Starting at the first line of the listing below, repeat each line up to and including the one containing "var yTicks = [0, 20, 40, 60, 80];". Leave out pictures.
## Start
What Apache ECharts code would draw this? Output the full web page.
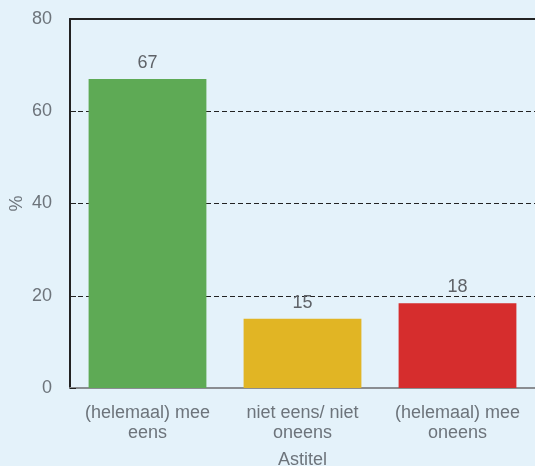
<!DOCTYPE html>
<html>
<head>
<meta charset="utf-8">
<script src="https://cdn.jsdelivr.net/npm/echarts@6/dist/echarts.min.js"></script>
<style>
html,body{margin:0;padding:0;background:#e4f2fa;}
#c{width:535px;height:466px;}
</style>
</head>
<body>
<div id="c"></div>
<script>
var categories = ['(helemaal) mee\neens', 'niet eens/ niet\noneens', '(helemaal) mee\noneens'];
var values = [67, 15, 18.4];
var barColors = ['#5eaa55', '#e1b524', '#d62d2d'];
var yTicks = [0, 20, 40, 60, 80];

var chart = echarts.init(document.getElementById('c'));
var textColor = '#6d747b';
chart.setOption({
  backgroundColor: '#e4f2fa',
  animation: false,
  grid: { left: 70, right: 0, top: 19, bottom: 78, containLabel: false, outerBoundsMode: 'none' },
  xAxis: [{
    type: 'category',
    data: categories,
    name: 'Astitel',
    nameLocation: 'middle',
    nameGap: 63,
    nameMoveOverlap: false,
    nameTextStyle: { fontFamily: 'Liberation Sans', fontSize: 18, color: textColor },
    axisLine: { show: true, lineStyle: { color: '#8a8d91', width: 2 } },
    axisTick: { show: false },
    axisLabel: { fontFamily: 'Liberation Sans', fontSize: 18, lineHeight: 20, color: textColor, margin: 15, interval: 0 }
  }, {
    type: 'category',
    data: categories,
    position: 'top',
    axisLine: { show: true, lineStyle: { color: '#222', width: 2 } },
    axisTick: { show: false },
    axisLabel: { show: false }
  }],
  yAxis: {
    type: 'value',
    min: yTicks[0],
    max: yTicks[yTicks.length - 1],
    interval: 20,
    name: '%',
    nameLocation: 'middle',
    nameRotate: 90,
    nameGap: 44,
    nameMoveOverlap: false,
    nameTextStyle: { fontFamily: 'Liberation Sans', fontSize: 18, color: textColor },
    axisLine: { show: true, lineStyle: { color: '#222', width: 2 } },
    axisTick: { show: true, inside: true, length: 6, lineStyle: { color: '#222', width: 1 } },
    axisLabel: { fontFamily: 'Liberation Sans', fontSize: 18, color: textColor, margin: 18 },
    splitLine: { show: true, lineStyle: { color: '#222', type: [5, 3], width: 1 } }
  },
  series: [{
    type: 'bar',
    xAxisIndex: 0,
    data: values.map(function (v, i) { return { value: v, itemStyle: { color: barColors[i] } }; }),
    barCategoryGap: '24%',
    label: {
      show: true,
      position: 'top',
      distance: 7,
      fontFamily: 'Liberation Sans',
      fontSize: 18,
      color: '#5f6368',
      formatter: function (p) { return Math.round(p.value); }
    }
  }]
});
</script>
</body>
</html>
## End
• FINAL ANSWER:
What Apache ECharts code would draw this? Output the full web page.
<!DOCTYPE html>
<html>
<head>
<meta charset="utf-8">
<script src="https://cdn.jsdelivr.net/npm/echarts@6/dist/echarts.min.js"></script>
<style>
html,body{margin:0;padding:0;background:#e4f2fa;}
#c{width:535px;height:466px;}
</style>
</head>
<body>
<div id="c"></div>
<script>
var categories = ['(helemaal) mee\neens', 'niet eens/ niet\noneens', '(helemaal) mee\noneens'];
var values = [67, 15, 18.4];
var barColors = ['#5eaa55', '#e1b524', '#d62d2d'];
var yTicks = [0, 20, 40, 60, 80];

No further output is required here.